** begin Provided data **

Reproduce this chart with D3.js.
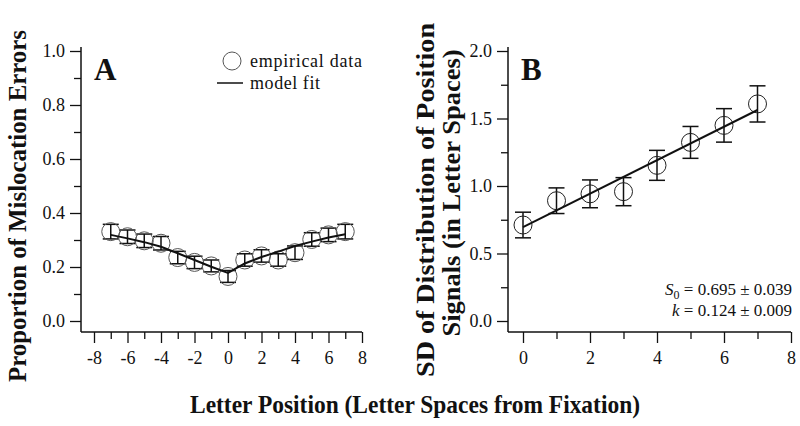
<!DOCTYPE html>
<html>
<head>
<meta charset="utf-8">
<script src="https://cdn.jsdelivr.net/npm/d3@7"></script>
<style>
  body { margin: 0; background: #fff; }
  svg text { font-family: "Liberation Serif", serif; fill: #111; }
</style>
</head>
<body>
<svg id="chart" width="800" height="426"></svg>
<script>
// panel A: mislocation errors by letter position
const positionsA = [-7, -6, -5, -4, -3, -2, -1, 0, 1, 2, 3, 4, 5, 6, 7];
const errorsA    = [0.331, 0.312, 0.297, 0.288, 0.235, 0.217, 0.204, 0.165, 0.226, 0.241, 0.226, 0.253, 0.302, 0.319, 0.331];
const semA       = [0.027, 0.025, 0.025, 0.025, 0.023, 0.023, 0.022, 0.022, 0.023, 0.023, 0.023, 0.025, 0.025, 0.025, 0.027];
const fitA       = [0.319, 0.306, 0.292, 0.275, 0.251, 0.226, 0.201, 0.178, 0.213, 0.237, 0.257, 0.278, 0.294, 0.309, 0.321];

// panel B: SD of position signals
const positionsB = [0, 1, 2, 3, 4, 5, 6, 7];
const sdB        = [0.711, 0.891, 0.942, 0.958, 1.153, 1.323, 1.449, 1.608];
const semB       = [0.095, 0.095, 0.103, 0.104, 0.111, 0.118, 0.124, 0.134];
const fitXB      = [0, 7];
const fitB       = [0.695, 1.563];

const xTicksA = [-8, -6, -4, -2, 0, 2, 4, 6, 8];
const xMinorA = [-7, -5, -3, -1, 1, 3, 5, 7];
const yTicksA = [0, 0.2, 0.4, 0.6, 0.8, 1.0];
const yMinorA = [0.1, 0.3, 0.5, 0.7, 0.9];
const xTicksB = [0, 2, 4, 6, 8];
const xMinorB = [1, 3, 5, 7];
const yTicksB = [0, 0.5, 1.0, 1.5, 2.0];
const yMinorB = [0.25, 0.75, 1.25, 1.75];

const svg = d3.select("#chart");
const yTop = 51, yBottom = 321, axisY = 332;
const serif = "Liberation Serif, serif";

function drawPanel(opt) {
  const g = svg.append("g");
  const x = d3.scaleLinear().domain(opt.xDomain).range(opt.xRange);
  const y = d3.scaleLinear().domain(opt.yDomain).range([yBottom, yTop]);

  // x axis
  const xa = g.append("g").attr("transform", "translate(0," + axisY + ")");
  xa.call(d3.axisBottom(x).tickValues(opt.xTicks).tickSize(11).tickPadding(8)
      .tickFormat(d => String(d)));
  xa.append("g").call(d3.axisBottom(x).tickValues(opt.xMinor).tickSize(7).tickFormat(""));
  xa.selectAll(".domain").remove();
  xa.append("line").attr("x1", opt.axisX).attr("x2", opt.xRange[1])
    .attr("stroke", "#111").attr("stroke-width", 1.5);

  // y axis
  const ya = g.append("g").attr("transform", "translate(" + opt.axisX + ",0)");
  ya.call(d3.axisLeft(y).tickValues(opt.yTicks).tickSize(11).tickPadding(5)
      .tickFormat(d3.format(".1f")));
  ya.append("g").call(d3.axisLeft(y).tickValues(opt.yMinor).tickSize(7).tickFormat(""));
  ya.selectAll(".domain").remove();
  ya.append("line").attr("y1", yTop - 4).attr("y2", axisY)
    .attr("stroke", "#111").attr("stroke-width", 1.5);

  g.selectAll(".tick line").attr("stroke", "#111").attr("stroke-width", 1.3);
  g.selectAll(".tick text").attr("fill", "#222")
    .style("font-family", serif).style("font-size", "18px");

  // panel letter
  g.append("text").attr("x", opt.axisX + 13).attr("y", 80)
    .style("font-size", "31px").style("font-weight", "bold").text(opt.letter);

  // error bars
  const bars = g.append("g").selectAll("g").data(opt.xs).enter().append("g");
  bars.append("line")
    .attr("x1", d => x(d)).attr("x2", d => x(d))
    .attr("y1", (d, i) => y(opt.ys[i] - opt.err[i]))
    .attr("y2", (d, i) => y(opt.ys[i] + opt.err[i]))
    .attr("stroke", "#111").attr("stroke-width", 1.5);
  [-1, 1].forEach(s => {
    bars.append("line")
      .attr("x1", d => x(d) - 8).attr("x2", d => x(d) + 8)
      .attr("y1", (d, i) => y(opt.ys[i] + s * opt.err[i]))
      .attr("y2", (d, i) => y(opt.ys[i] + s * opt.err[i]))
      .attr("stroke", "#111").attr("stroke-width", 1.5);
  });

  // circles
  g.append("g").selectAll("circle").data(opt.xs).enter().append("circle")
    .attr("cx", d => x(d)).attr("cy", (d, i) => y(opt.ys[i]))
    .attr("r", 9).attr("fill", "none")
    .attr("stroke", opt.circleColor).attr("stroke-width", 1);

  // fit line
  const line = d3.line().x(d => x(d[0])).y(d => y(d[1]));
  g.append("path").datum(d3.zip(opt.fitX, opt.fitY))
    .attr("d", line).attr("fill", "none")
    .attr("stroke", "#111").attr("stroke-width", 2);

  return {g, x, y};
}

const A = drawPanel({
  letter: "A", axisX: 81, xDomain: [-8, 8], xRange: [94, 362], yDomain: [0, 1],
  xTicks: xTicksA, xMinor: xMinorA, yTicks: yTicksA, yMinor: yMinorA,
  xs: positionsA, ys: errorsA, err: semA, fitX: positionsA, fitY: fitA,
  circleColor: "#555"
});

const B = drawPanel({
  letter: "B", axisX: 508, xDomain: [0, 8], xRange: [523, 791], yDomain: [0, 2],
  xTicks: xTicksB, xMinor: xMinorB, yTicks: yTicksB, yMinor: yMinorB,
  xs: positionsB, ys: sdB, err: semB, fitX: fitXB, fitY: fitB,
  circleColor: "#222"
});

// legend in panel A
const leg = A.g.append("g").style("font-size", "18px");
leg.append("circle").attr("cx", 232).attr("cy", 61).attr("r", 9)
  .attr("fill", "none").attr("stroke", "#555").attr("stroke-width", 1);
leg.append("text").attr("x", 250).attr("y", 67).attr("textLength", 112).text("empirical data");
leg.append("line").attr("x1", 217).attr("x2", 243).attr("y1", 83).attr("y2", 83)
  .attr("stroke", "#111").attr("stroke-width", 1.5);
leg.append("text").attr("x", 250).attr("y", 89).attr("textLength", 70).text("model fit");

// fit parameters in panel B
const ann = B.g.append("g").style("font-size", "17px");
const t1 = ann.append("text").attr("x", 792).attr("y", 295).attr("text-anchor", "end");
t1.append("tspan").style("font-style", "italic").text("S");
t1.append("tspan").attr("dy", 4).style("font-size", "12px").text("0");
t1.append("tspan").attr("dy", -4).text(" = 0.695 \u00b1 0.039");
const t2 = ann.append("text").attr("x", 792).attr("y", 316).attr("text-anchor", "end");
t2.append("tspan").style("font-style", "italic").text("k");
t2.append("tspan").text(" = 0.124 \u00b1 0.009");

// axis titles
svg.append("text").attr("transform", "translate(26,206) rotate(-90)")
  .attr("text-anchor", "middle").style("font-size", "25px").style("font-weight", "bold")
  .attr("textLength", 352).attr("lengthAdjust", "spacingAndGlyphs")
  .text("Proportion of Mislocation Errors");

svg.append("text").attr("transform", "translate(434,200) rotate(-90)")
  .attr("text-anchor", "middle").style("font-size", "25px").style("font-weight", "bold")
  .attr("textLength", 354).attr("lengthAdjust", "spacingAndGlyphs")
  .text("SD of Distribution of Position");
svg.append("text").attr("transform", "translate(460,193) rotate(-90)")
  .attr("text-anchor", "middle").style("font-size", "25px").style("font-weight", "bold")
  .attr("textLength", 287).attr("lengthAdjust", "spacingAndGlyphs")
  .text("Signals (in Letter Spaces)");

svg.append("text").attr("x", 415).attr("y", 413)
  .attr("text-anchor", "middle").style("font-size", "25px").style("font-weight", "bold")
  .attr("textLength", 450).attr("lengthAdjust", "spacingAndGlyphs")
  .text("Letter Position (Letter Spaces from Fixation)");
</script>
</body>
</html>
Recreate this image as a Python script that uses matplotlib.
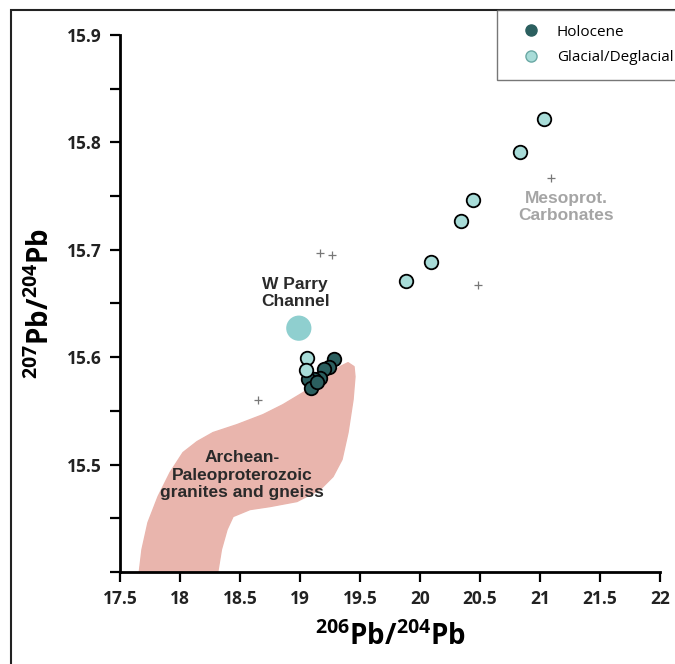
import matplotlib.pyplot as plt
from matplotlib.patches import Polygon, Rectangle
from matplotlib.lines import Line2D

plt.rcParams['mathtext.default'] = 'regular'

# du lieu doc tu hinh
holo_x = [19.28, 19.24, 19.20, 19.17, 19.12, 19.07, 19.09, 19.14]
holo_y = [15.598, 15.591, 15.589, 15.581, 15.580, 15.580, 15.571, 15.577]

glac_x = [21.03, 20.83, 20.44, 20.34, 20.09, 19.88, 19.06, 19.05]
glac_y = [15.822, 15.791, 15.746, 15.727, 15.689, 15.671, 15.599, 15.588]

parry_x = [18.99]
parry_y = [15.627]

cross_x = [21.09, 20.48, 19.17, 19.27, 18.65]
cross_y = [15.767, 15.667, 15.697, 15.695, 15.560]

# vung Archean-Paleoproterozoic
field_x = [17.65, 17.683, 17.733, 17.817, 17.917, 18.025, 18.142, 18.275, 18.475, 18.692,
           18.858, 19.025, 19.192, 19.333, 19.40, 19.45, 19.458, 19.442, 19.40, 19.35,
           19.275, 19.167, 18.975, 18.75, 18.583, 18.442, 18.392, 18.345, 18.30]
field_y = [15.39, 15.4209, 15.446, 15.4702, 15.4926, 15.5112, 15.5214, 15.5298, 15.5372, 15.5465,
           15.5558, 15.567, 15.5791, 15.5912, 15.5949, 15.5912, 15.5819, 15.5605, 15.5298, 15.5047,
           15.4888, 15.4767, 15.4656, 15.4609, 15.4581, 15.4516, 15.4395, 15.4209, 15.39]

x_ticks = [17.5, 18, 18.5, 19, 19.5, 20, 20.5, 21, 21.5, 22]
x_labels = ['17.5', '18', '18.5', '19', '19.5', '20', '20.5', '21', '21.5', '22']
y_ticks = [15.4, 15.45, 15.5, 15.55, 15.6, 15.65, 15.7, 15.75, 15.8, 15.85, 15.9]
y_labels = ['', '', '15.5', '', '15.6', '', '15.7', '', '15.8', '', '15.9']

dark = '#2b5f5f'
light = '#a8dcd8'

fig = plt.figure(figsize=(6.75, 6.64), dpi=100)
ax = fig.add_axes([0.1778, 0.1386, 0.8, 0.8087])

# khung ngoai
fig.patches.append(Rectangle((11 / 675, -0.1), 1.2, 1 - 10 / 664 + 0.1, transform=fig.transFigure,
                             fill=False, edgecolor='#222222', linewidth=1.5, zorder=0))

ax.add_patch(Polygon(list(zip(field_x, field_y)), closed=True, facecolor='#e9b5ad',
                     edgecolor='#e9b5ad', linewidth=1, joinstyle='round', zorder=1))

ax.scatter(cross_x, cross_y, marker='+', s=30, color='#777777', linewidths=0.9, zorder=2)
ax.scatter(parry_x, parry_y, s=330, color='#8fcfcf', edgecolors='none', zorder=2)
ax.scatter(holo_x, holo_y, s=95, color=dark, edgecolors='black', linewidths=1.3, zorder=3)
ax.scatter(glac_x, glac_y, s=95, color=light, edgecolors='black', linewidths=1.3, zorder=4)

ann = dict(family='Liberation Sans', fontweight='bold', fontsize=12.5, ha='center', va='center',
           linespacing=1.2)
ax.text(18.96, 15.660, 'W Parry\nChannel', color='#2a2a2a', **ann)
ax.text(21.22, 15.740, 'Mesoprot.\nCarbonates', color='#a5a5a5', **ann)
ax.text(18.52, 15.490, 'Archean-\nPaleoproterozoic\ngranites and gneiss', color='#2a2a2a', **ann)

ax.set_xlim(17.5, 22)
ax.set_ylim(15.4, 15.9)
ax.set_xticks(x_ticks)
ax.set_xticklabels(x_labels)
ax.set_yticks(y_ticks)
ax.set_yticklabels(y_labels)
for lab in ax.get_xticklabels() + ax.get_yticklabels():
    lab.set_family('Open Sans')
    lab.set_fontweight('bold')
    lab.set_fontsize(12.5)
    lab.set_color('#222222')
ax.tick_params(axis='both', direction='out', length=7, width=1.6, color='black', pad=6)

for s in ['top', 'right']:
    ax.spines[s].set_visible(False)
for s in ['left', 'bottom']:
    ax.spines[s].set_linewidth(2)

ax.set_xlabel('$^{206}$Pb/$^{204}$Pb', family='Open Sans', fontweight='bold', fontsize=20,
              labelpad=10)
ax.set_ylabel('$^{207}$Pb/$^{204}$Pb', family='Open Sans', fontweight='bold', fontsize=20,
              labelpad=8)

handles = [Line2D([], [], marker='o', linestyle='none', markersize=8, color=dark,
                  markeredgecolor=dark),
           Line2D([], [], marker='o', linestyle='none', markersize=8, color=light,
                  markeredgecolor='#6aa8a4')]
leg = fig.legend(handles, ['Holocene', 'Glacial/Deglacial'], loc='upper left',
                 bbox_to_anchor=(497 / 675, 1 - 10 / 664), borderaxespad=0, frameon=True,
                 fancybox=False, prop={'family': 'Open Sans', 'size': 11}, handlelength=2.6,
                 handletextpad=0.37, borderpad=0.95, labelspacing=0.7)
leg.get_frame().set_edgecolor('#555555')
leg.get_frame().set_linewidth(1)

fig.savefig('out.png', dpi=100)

** end Provided data **

Problem details:
Without the pictures, give again exactly the lines above starting at the line containing "Recreate this image" and ending at the line containing "edgecolor='#e9b5ad', linewidth=1, joinstyle='round', zorder=1))".

Finished answer:
Recreate this image as a Python script that uses matplotlib.
import matplotlib.pyplot as plt
from matplotlib.patches import Polygon, Rectangle
from matplotlib.lines import Line2D

plt.rcParams['mathtext.default'] = 'regular'

# du lieu doc tu hinh
holo_x = [19.28, 19.24, 19.20, 19.17, 19.12, 19.07, 19.09, 19.14]
holo_y = [15.598, 15.591, 15.589, 15.581, 15.580, 15.580, 15.571, 15.577]

glac_x = [21.03, 20.83, 20.44, 20.34, 20.09, 19.88, 19.06, 19.05]
glac_y = [15.822, 15.791, 15.746, 15.727, 15.689, 15.671, 15.599, 15.588]

parry_x = [18.99]
parry_y = [15.627]

cross_x = [21.09, 20.48, 19.17, 19.27, 18.65]
cross_y = [15.767, 15.667, 15.697, 15.695, 15.560]

# vung Archean-Paleoproterozoic
field_x = [17.65, 17.683, 17.733, 17.817, 17.917, 18.025, 18.142, 18.275, 18.475, 18.692,
           18.858, 19.025, 19.192, 19.333, 19.40, 19.45, 19.458, 19.442, 19.40, 19.35,
           19.275, 19.167, 18.975, 18.75, 18.583, 18.442, 18.392, 18.345, 18.30]
field_y = [15.39, 15.4209, 15.446, 15.4702, 15.4926, 15.5112, 15.5214, 15.5298, 15.5372, 15.5465,
           15.5558, 15.567, 15.5791, 15.5912, 15.5949, 15.5912, 15.5819, 15.5605, 15.5298, 15.5047,
           15.4888, 15.4767, 15.4656, 15.4609, 15.4581, 15.4516, 15.4395, 15.4209, 15.39]

x_ticks = [17.5, 18, 18.5, 19, 19.5, 20, 20.5, 21, 21.5, 22]
x_labels = ['17.5', '18', '18.5', '19', '19.5', '20', '20.5', '21', '21.5', '22']
y_ticks = [15.4, 15.45, 15.5, 15.55, 15.6, 15.65, 15.7, 15.75, 15.8, 15.85, 15.9]
y_labels = ['', '', '15.5', '', '15.6', '', '15.7', '', '15.8', '', '15.9']

dark = '#2b5f5f'
light = '#a8dcd8'

fig = plt.figure(figsize=(6.75, 6.64), dpi=100)
ax = fig.add_axes([0.1778, 0.1386, 0.8, 0.8087])

# khung ngoai
fig.patches.append(Rectangle((11 / 675, -0.1), 1.2, 1 - 10 / 664 + 0.1, transform=fig.transFigure,
                             fill=False, edgecolor='#222222', linewidth=1.5, zorder=0))

ax.add_patch(Polygon(list(zip(field_x, field_y)), closed=True, facecolor='#e9b5ad',
                     edgecolor='#e9b5ad', linewidth=1, joinstyle='round', zorder=1))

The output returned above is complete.